In conversation with Variety’s senior artisans editor Jazz Tangcay for the Variety Streaming Room presented by 20th Century Studios, was joined by cinematographer Janusz Kaminski, costume designer Paul Tazewell, VFX editor Sean Kachenmeister, production designer Adam Stockhausen and set decorator Rena DeAngelo for the conversation, which covered the magic behind some of the sequences in the film, including the fan-favorite “Dance at the Gym” sequence and Tony and Maria’s “Tonight” duet.

Guillermo Del Toro said the scene was, “Extremely hard to execute. Pure, masterly clockwork precision and a lot more complex than “seamed” shots or steadicam-to-crane “relay” shots. Baffling, virtuoso- but one of so, so many shots that make the camera “dance” with each musical number.”

Kaminski explained, “Steven, [costume designer] Paul and [production designer] Adam Stockhausen and I had a lengthy conversation about how to do this shot. It evolved from being several shots into essentially almost a one-shot that was conveyed by Steven and executed by us. It’s a tough shot to do in every aspect. One of them is the choreography, clearly an amazing part of this, if not the most important part of it.”

The sequence introduces the Jets and Sharks, and as Kaminski explains, the key was there needed to be a storytelling aspect to the way it was shot. “That shot gives a very clear indication to the audience what this particular scene will be about. It’s about two teams competing against each other in terms of which team has the better dancers, better performers, more charming and more enticing.” He continues, “The lighting was essential simply because it is a one shot and the camera goes through the crowd, pans around 360, and the action continues. And the action needs to look spectacular simply because just because we’re doing one shot, it doesn’t mean the lighting or the visuals need to suffer and be compromised.

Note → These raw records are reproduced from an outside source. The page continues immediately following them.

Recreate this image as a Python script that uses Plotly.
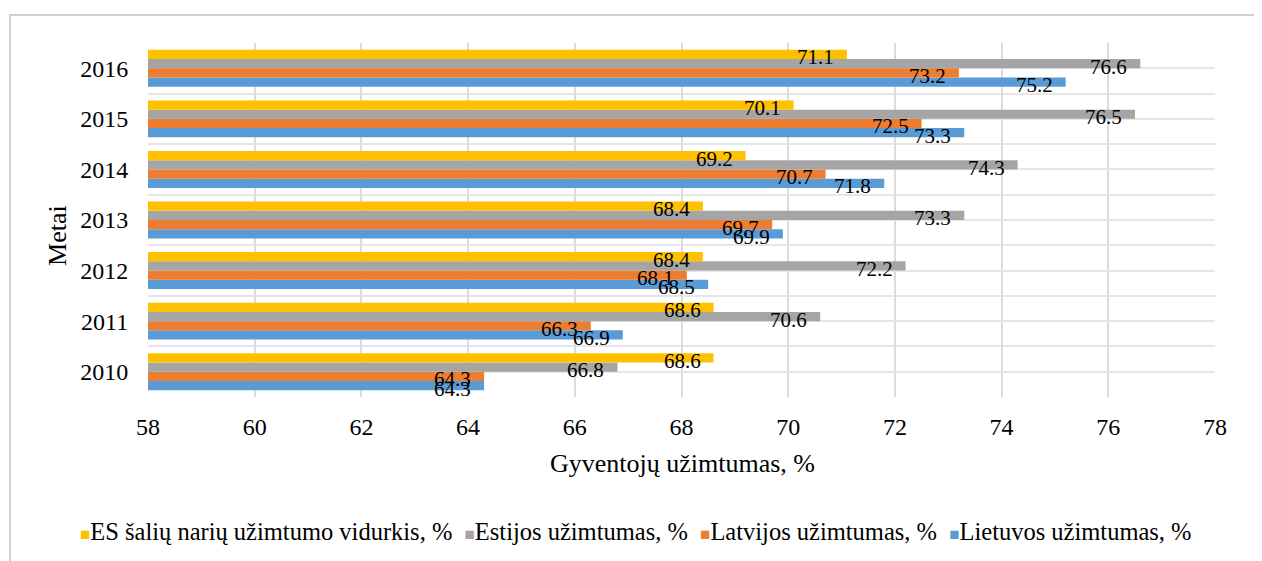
import plotly.graph_objects as go

years = [2010, 2011, 2012, 2013, 2014, 2015, 2016]

lietuva = [64.3, 66.9, 68.5, 69.9, 71.8, 73.3, 75.2]
latvija = [64.3, 66.3, 68.1, 69.7, 70.7, 72.5, 73.2]
estija = [66.8, 70.6, 72.2, 73.3, 74.3, 76.5, 76.6]
es_vidurkis = [68.6, 68.6, 68.4, 68.4, 69.2, 70.1, 71.1]

# bottom to top inside each year group
series = [
    ("Lietuvos užimtumas, %", lietuva, "#5B9BD5"),
    ("Latvijos užimtumas, %", latvija, "#ED7D31"),
    ("Estijos užimtumas, %", estija, "#A5A5A5"),
    ("ES šalių narių užimtumo vidurkis, %", es_vidurkis, "#FFC000"),
]

FONT = "Liberation Serif, Times New Roman, serif"
BARGAP = 0.27
bar_w = (1 - BARGAP) / len(series)

fig = go.Figure()
annotations = []
for i, (name, values, color) in enumerate(series):
    fig.add_trace(
        go.Bar(
            name=name,
            y=years,
            x=values,
            orientation="h",
            marker_color=color,
            marker_line_width=0,
            hovertemplate=f"%{{y}}: %{{x}}<extra>{name}</extra>",
        )
    )
    offset = -(1 - BARGAP) / 2 + bar_w * (i + 0.5)
    for yr, v in zip(years, values):
        annotations.append(
            dict(
                x=v,
                y=yr + offset,
                xref="x",
                yref="y",
                text=f"{v:.1f}",
                showarrow=False,
                xanchor="right",
                yanchor="middle",
                xshift=-11,
                yshift=-3,
                font=dict(family=FONT, size=21, color="#000000"),
            )
        )

# legend drawn as one line of text, items in reference order (top bar first)
legend_text = "  ".join(
    f'<span style="color:{color};font-size:17px">■</span>{name}'
    for name, _, color in reversed(series)
)
annotations.append(
    dict(
        x=0.457,
        y=-0.381,
        xref="paper",
        yref="paper",
        text=legend_text,
        showarrow=False,
        xanchor="center",
        yanchor="middle",
        font=dict(family=FONT, size=24.5, color="#000000"),
    )
)
annotations.append(
    dict(
        x=0.501,
        y=-0.189,
        xref="paper",
        yref="paper",
        text="Gyventojų užimtumas, %",
        showarrow=False,
        xanchor="center",
        yanchor="middle",
        font=dict(family=FONT, size=26, color="#000000"),
    )
)
annotations.append(
    dict(
        x=-0.0843,
        y=0.455,
        xref="paper",
        yref="paper",
        text="Metai",
        textangle=-90,
        showarrow=False,
        xanchor="center",
        yanchor="middle",
        font=dict(family=FONT, size=26, color="#000000"),
    )
)

# page body adds an 8px margin, so the figure is 8px smaller each way
fig.update_layout(
    barmode="group",
    bargap=BARGAP,
    bargroupgap=0,
    width=1254,
    height=553,
    margin=dict(l=140, r=47, t=35, b=164, autoexpand=False),
    paper_bgcolor="white",
    plot_bgcolor="white",
    font=dict(family=FONT, size=22, color="#000000"),
    showlegend=False,
    annotations=annotations,
    shapes=[
        dict(
            type="rect",
            xref="paper",
            yref="paper",
            x0=-0.1293,
            x1=1.0375,
            y0=-0.49,
            y1=1.079,
            line=dict(color="#D0D0D0", width=2),
            layer="below",
        )
    ],
)

fig.update_xaxes(
    range=[58, 78],
    dtick=2,
    tick0=58,
    showgrid=True,
    gridcolor="#DCDCDC",
    gridwidth=2,
    zeroline=False,
    showline=False,
    ticks="outside",
    ticklen=8,
    tickcolor="rgba(0,0,0,0)",
    tickfont=dict(size=24),
    automargin=False,
)

fig.update_yaxes(
    range=[2009.5, 2016.5],
    tickvals=years,
    ticktext=[str(y) for y in years],
    showgrid=True,
    gridcolor="#E6E6E6",
    gridwidth=2,
    minor=dict(
        tick0=2009.5,
        dtick=1,
        showgrid=True,
        gridcolor="#E6E6E6",
        gridwidth=2,
    ),
    zeroline=False,
    showline=False,
    ticks="outside",
    ticklen=14,
    tickcolor="rgba(0,0,0,0)",
    tickfont=dict(size=24),
    automargin=False,
)

fig.write_html("out.html")
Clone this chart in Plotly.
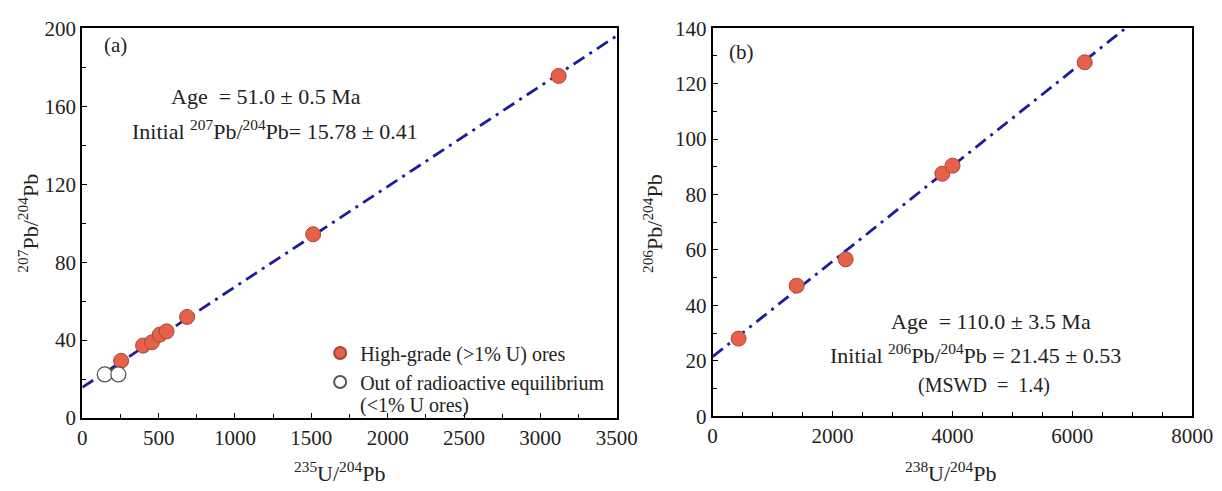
import numpy as np
import plotly.graph_objects as go

# ---- data: panel (a) 235U/204Pb vs 207Pb/204Pb ----
a_high_x = [254, 398, 456, 507, 552, 686, 1512, 3120]
a_high_y = [29.4, 37.2, 38.9, 42.8, 44.5, 51.9, 94.3, 175.5]
a_low_x = [147, 236]
a_low_y = [22.4, 22.4]
a_age_ma = 51.0
a_intercept = 15.78
a_x_ticks = [0, 500, 1000, 1500, 2000, 2500, 3000, 3500]
a_y_ticks = [0, 40, 80, 120, 160, 200]

# ---- data: panel (b) 238U/204Pb vs 206Pb/204Pb ----
b_x = [433, 1402, 2220, 3832, 4002, 6207]
b_y = [28.0, 47.1, 56.6, 87.5, 90.4, 127.7]
b_age_ma = 110.0
b_intercept = 21.45
b_x_ticks = [0, 2000, 4000, 6000, 8000]
b_y_ticks = [0, 20, 40, 60, 80, 100, 120, 140]

LAMBDA_235 = 9.8485e-10
LAMBDA_238 = 1.55125e-10

a_slope = np.exp(LAMBDA_235 * a_age_ma * 1e6) - 1
b_slope = np.exp(LAMBDA_238 * b_age_ma * 1e6) - 1
a_line_x = np.array([0, a_x_ticks[-1]])
b_line_x = np.array([0, b_x_ticks[-1]])

FONT = "Liberation Serif"
LINE_COLOR = "#1c1c9c"
FILL = "#e6604a"
EDGE = "#a8473a"

W, H = 1222, 491
def px(x):
    return x / W
def py(y):
    return 1 - y / H

fig = go.Figure()

fig.add_trace(go.Scatter(x=a_line_x, y=a_intercept + a_slope * a_line_x, mode="lines",
                         line=dict(color=LINE_COLOR, width=2.8, dash="13px,6px,3px,6px"),
                         showlegend=False, xaxis="x", yaxis="y", hoverinfo="skip"))
fig.add_trace(go.Scatter(x=a_high_x, y=a_high_y, mode="markers", name="High-grade (>1% U) ores",
                         marker=dict(size=15, color=FILL, line=dict(color=EDGE, width=1)),
                         xaxis="x", yaxis="y"))
fig.add_trace(go.Scatter(x=a_low_x, y=a_low_y, mode="markers",
                         name="Out of radioactive equilibrium",
                         marker=dict(size=15, color="white", line=dict(color="#555555", width=1.3)),
                         xaxis="x", yaxis="y"))

fig.add_trace(go.Scatter(x=b_line_x, y=b_intercept + b_slope * b_line_x, mode="lines",
                         line=dict(color=LINE_COLOR, width=2.8, dash="13px,6px,3px,6px"),
                         showlegend=False, xaxis="x2", yaxis="y2", hoverinfo="skip"))
fig.add_trace(go.Scatter(x=b_x, y=b_y, mode="markers", showlegend=False,
                         marker=dict(size=15, color=FILL, line=dict(color=EDGE, width=1)),
                         xaxis="x2", yaxis="y2"))

axis_common = dict(showgrid=False, zeroline=False, showline=True, linecolor="black",
                   linewidth=2, mirror=True, ticks="inside", ticklen=5, tickcolor="black",
                   tickfont=dict(family=FONT, size=21, color="#222"))

fig.update_layout(
    width=W, height=H, autosize=False,
    margin=dict(l=0, r=0, t=0, b=0),
    paper_bgcolor="white", plot_bgcolor="white",
    font=dict(family=FONT, size=20, color="#222"),
    xaxis=dict(domain=[px(79), px(625)], range=[0, 3500], tickvals=a_x_ticks,
               minor=dict(ticks="inside", dtick=250, ticklen=4, tickcolor="black"),
               anchor="y", **axis_common),
    yaxis=dict(domain=[py(427), py(17)], range=[0, 200], tickvals=a_y_ticks,
               minor=dict(ticks="inside", dtick=20, ticklen=4, tickcolor="black"),
               anchor="x", **axis_common),
    xaxis2=dict(domain=[px(723), px(1213)], range=[0, 8000], tickvals=b_x_ticks,
                minor=dict(ticks="inside", dtick=500, ticklen=4, tickcolor="black"),
                anchor="y2", **axis_common),
    yaxis2=dict(domain=[py(425), py(17)], range=[0, 140], tickvals=b_y_ticks,
                minor=dict(ticks="inside", dtick=10, ticklen=4, tickcolor="black"),
                anchor="x2", **axis_common),
    legend=dict(x=px(322), y=py(338), xanchor="left", yanchor="top",
                bgcolor="rgba(0,0,0,0)", font=dict(family=FONT, size=20, color="#222"),
                itemsizing="constant", tracegroupgap=0),
)

ann = [
    dict(text="(a)", x=px(113), y=py(35)),
    dict(text="Age  = 51.0 ± 0.5 Ma", x=px(267), y=py(89), size=22),
    dict(text="Initial <sup>207</sup>Pb/<sup>204</sup>Pb= 15.78 ± 0.41", x=px(276), y=py(124), size=22),
    dict(text="(b)", x=px(752), y=py(42)),
    dict(text="Age  = 110.0 ± 3.5 Ma", x=px(1007), y=py(325), size=22),
    dict(text="Initial <sup>206</sup>Pb/<sup>204</sup>Pb = 21.45 ± 0.53", x=px(992), y=py(360), size=22),
    dict(text="(MSWD  =  1.4)", x=px(1000), y=py(393), size=20),
    dict(text="<sup>235</sup>U/<sup>204</sup>Pb", x=px(342), y=py(484), size=22),
    dict(text="<sup>238</sup>U/<sup>204</sup>Pb", x=px(966), y=py(484), size=22),
    dict(text="<sup>207</sup>Pb/<sup>204</sup>Pb", x=px(24), y=py(222), angle=-90, size=22),
    dict(text="<sup>206</sup>Pb/<sup>204</sup>Pb", x=px(662), y=py(222), angle=-90, size=22),
    dict(text="(&lt;1% U ores)", x=px(361), y=py(414), size=20, xanchor="left"),
]
for a in ann:
    fig.add_annotation(text=a["text"], x=a["x"], y=a["y"], xref="paper", yref="paper",
                       showarrow=False, xanchor=a.get("xanchor", "center"), yanchor="middle",
                       textangle=a.get("angle", 0),
                       font=dict(family=FONT, size=a.get("size", 21), color="#222"))

fig.write_html("out.html")
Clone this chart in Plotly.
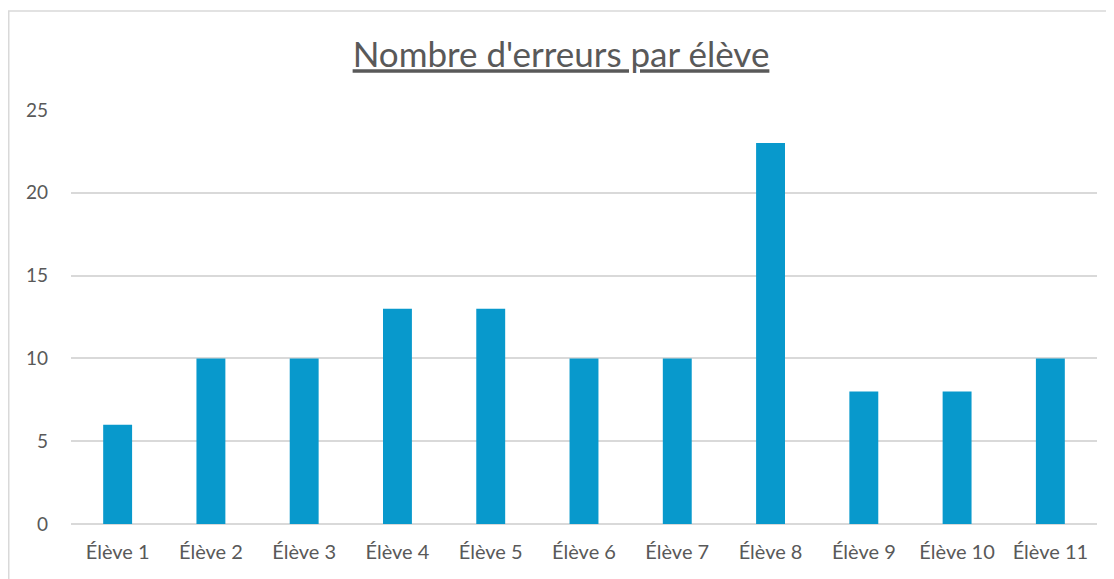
import plotly.graph_objects as go

categories = ["Élève 1", "Élève 2", "Élève 3", "Élève 4", "Élève 5", "Élève 6",
              "Élève 7", "Élève 8", "Élève 9", "Élève 10", "Élève 11"]
errors = [6, 10, 10, 13, 13, 10, 10, 23, 8, 8, 10]
y_ticks = [0, 5, 10, 15, 20, 25]

# page offset (body margin) of 8px
OFF = 8
W, H = 1114 - OFF, 579 - OFF
L, T = 71 - OFF, 110 - OFF
R = W - (1097 - OFF)
B = H - (524 - OFF)
pw, ph = W - L - R, H - T - B

def px(x):
    return (x - OFF - L) / pw

def py(y):
    return (H - B - (y - OFF)) / ph

fig = go.Figure(go.Bar(
    x=categories, y=errors,
    marker=dict(color="#0899CC", line=dict(width=0)),
    width=0.31,
))

fig.update_layout(
    width=W, height=H,
    margin=dict(l=L, r=R, t=T, b=B),
    paper_bgcolor="white", plot_bgcolor="white",
    font=dict(family="Lato, Open Sans, sans-serif", color="#595959", size=19),
    title=dict(text="<u>Nombre d'erreurs par élève</u>", x=0.5, xanchor="center",
               y=1 - (55 - OFF) / H, yanchor="middle",
               font=dict(size=35, color="#595959")),
    showlegend=False,
    xaxis=dict(showgrid=False, showline=False, ticks="", ticklabelstandoff=14,
               tickfont=dict(size=20)),
    yaxis=dict(range=[0, 25], tickvals=y_ticks, showgrid=True, gridcolor="#D9D9D9",
               gridwidth=1.5, zeroline=True, zerolinecolor="#D9D9D9", zerolinewidth=1.5,
               showline=False, ticks="", ticklabelstandoff=22, tickfont=dict(size=19)),
    shapes=[dict(type="rect", xref="paper", yref="paper",
                 x0=px(OFF + 0.75), x1=px(1130), y0=py(600), y1=py(11),
                 line=dict(color="#D9D9D9", width=1.5), fillcolor="rgba(0,0,0,0)",
                 layer="below")],
)

fig.write_html("out.html")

Kaminski said the shot was different in every aspect to execute particularly for the lighting team, led by Steve Ramsey. Kaminski says, “We had our lights rigged on the dimmer so when the camera was turning around, some sections of the scene would dim out, another section would dim up with the lights. You set the light so it’s in one direction, then when you turn around, you have to either cut or relight or do lights in the dimming board so you can fade the lights in, or fade the lights out, so you can maintain the romance and beauty of the shot.”

Tazewell further complimented the sequence with his costumes for which he is Oscar-nominated. He explains it was the first clear view of what he was after in terms of setting up the two gangs that have this dance face-off. “The Jets being in largely cool tones and then the Sharks being in warm tones. The cool tones were reflective of the city of.  For me, it was the steel, the concrete, the streets of New York City as it was in the 1950s. And then, for the Sharks being more reflective of where they’ve come from of Puerto Rico, of the island, having a tropical feel, many of the dresses of the sharks, I reserved all of the floral pattern for that group for the Puerto Rican community. So I was establishing rules for the clothes that you then see.”

Sound effects recordist Andy Aaron added, “The intention was to blast open those doors and go right into the full orchestra.” Aaron explained the dance footsteps were actually recorded on set. He said, “Todd was able to pick up the sound of the dance without the music intruding so that we could use it rather than just relying on additional sound.” That luxury afforded him to have the original footsteps and movement tracks, and since the dialogue wasn’t a sung piece, his only question was getting all the dialogue clarity through.